Jensen Huang, NVIDIA’s President and CEO, is slated to deliver the keynote again at ACM SIGGRAPH, the premier conference for computer graphics and interactive techniques, this year. For those who have never seen a Jensen Huang keynote, you’re in for a treat because this year promises to be far more interesting. His talk will likely cover a huge change in the creation of the industrial metaverse which is that the Pixar technology Universal Scene Description (USD), which creates objects in the metaverse, is becoming a standard, OpenUSD, and the formation of the Alliance for Open Universal Scene Description (AOUSD) is the organization established to manage the standard.
Let’s talk about why having a standard for metaverse items is important and what you’re likely to see in Huang’s keynote at SIGGRAPH on August 8th.
The critical need for OpenUSD
A critical part of making the metaverse useful is to be able to create elements that can be universally placed in any metaverse instance. Without these universal elements, anyone building a metaverse instance would have to create everything from scratch. This would mean difficult-to-manage variances between the growing number of metaverse instances and tools. A chair should have the same attributes whether it is used in Google’s metaverse, Meta’s metaverse, or in NVIDIA’s Omniverse (NVIDIA’s version of a metaverse).
Creating a standard that forces each instance to use the same elements should not only make the results far more accurate, but they should also reduce the costs related to creating the metaverse instance and maintaining it. You can then rely on repositories of already-created elements to build out your metaverse instances without having to create every element from scratch. This would save massive amounts of time and money that would otherwise be wasted reinventing the wheel for each instance.
OpenUSD is just such a standard and it evolved from some incredible work out of Pixar. It should dramatically increase the speed that metaverse instances can be created and allow for far higher similarities between instances. This could reduce, if not eliminate, the kind of unfortunate errors that likely would result from metaverse elements that should be the same but weren’t.
The AOUSD creation of a standard governing body is supported by Pixar (of course), NVIDIA, Adobe, Apple, and Autodesk, with others expected to join shortly. The eventual result will be billions of common objects that can be used like building blocks to create ever more realistic and accurate metaverse models for simulation, entertainment, and analysis.
NVIDIA at SIGGRAPH 2023
While OpenUSD and AOUSD will be a major portion of Huang’s keynote, I expect he will also focus on updates to NVIDIA’s Omniverse product and those who are using it. Of particular interest will be any update on Earth 2, the mammoth metaverse project that is eventually expected to simulate the weather and environmental aspects of our planet to better predict, mitigate, and alert us to climate events.

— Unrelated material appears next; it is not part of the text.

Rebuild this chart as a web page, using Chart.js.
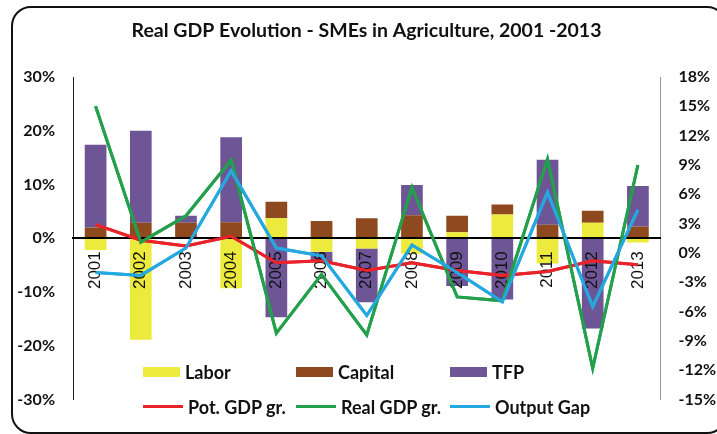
<!DOCTYPE html>
<html>
<head>
<meta charset="utf-8">
<script src="https://cdn.jsdelivr.net/npm/chart.js@4.4.1/dist/chart.umd.min.js"></script>
<style>
  html, body { margin: 0; padding: 0; background: #fff; overflow: hidden; }
  #wrap { position: relative; width: 717px; height: 434px; overflow: hidden; }
  #frame {
    position: absolute; left: 11px; top: 6px; width: 712px; height: 424px;
    border: 2.5px solid #111; border-radius: 20px; pointer-events: none;
  }
  #legend { position: absolute; left: 0; top: 0; width: 717px; height: 434px; pointer-events: none;
    font-family: Lato, "Open Sans", sans-serif; font-weight: bold; font-size: 18px; color: #111; }
  .item { position: absolute; display: flex; align-items: center; height: 20px; }
  .sw { display: inline-block; margin-right: 5px; }
</style>
</head>
<body>
<div id="wrap">
  <canvas id="chart" width="717" height="434"></canvas>
  <div id="frame"></div>
  <div id="legend"></div>
</div>
<script>
// values, in percent
const years = ["2001","2002","2003","2004","2005","2006","2007","2008","2009","2010","2011","2012","2013"];
const labor   = [-2.2, -18.9, 0, -9.3, 3.7, -2.5, -1.9, -2.9, 1.1, 4.4, -4.7, 2.9, -0.8];
const capital = [2.0, 2.9, 2.9, 3.0, 3.1, 3.2, 3.7, 4.3, 3.1, 1.9, 2.5, 2.2, 2.2];
const tfp     = [15.4, 17.1, 1.3, 15.8, -14.7, -1.9, -10.0, 5.6, -8.9, -11.4, 12.1, -16.8, 7.5];
const potGdp  = [2.9, 1.3, 0.7, 1.7, -1.0, -0.8, -1.8, -1.0, -1.8, -2.3, -1.9, -0.8, -1.2];
const realGdp = [15.0, 1.1, 3.8, 9.5, -8.2, -2.2, -8.4, 6.7, -4.5, -4.9, 9.6, -11.8, 9.0];
const outGap  = [-2.0, -2.3, 0.5, 8.4, 0.5, -0.3, -6.4, 0.8, -2.0, -5.0, 6.2, -5.5, 4.4];

const tickFont = { family: "Lato, 'Open Sans', sans-serif", size: 16, weight: "bold" };

function bar(label, data, color){
  return { type: "bar", label, data, backgroundColor: color, yAxisID: "y", stack: "s",
    categoryPercentage: 0.48, barPercentage: 1, order: 2 };
}
function line(label, data, color){
  return { type: "line", label, data, borderColor: color, backgroundColor: color, yAxisID: "y1",
    borderWidth: 3, pointRadius: 0, tension: 0, fill: false, order: 1 };
}

const datasets = [
  bar("Labor", labor, "#ecea3c"),
  bar("Capital", capital, "#8e4a1e"),
  bar("TFP", tfp, "#6d5596"),
  line("Pot. GDP gr.", potGdp, "#e8232a"),
  line("Real GDP gr.", realGdp, "#24a04c"),
  line("Output Gap", outGap, "#25a8e0")
];

// year labels sit over the bars but under the lines, so redraw lines last
const linesOnTop = {
  id: "linesOnTop",
  afterDraw(chart){
    chart.data.datasets.forEach((ds, i) => {
      if (ds.type === "line") chart.getDatasetMeta(i).controller.draw();
    });
  }
};

const chart = new Chart(document.getElementById("chart"), {
  data: { labels: years, datasets },
  plugins: [linesOnTop],
  options: {
    responsive: false,
    animation: false,
    layout: { padding: { left: 16, right: 0, top: 0, bottom: 34.5 } },
    plugins: {
      legend: { display: false },
      tooltip: { enabled: false },
      title: {
        display: true,
        text: "Real GDP Evolution - SMEs in Agriculture, 2001 -2013",
        color: "#111",
        font: { family: "Lato, 'Open Sans', sans-serif", size: 19.5, weight: "bold", lineHeight: 1.2 },
        padding: { top: 18.8, bottom: 34.8 }
      }
    },
    scales: {
      x: {
        stacked: true,
        position: { y: 0 },
        grid: { display: false, drawTicks: false },
        border: { display: true, color: "#000", width: 2, z: 1 },
        ticks: { z: 1, color: "#111", font: { family: "'Liberation Sans', Arial, sans-serif", size: 17 },
          minRotation: 90, maxRotation: 90, autoSkip: false, padding: 13 }
      },
      y: {
        stacked: true,
        position: "left",
        min: -30, max: 30,
        grid: { display: false, drawTicks: false },
        border: { display: true, color: "#222", width: 1 },
        ticks: { stepSize: 10, padding: 18, color: "#111", font: tickFont, callback: v => v + "%" },
        afterFit: s => { s.width = 57; }
      },
      y1: {
        stacked: false,
        position: "right",
        min: -15, max: 18,
        grid: { display: false, drawTicks: false },
        border: { display: true, color: "#999", width: 1 },
        ticks: { stepSize: 3, padding: 18, color: "#111", font: tickFont, callback: v => v + "%" },
        afterFit: s => { s.width = 56.5; }
      }
    }
  }
});

// legend laid out in a 3 x 2 grid like the original
const legend = document.getElementById("legend");
const colX = [143, 296, 450];
const rowY = [371.7, 406.7];
datasets.forEach((ds, i) => {
  const isBar = ds.type === "bar";
  const el = document.createElement("div");
  el.className = "item";
  el.style.left = colX[i % 3] + "px";
  el.style.top = (rowY[Math.floor(i / 3)] - 10) + "px";
  const sw = document.createElement("span");
  sw.className = "sw";
  sw.style.width = (isBar ? 37 : 40) + "px";
  sw.style.height = (isBar ? 10 : 3) + "px";
  sw.style.background = ds.backgroundColor;
  el.appendChild(sw);
  el.appendChild(document.createTextNode(ds.label));
  legend.appendChild(el);
});
</script>
</body>
</html>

I expect he will also cover where these tools are being successfully used, what the benefits of using them have been, and to highlight some interesting Omniverse implementations at more factories, office buildings, and even on huge reconstruction efforts that will be needed in Ukraine. In fact, Ukraine might make an interesting test case for just how far metaverse planning could go to create a better and more defensible urban structure than pre-war planning had created.
At SIGGRAPH, there will be discussions on metaverse conferencing, metaverse educational tools, and on advances in telepresence. I expect Huang will talk about some if not all of these as well. Other areas to look for, given the ongoing actors and writers strike, is how this technology can be used to create TV shows and movies, and how to blend AI to help creators more quickly and less expensively create monetized content.
Some of the more interesting, advanced topics include communicating with real-time digital humans (ever wanted to really chat with an NPC?), and how this technology could revolutionize disparate industries like real estate and healthcare. They will even cover advances in self-driving cars and robotics at the event, a topic that Huang has previously loved to talk about given NVIDIA’s impressive work in that space.
Wrapping up:
While SIGGRAPH starts on Sunday, August 6th, the major event to see is Jensen Huang’s keynote on August 8th in which the past, present, and much of the future of the metaverse will be discussed. Critical to that future is the formation of AOUSD and the more universal use of OpenUSD standards as the world pivots to the concept of a metaverse and successful tools like NVIDIA’s Omniverse begin to reach their full potential.
SIGGRAPH looks to be a fascinating show this year and Huang’s keynote is a do-not-miss event if you want to see the future of the metaverse and how it will increasingly impact your life and business.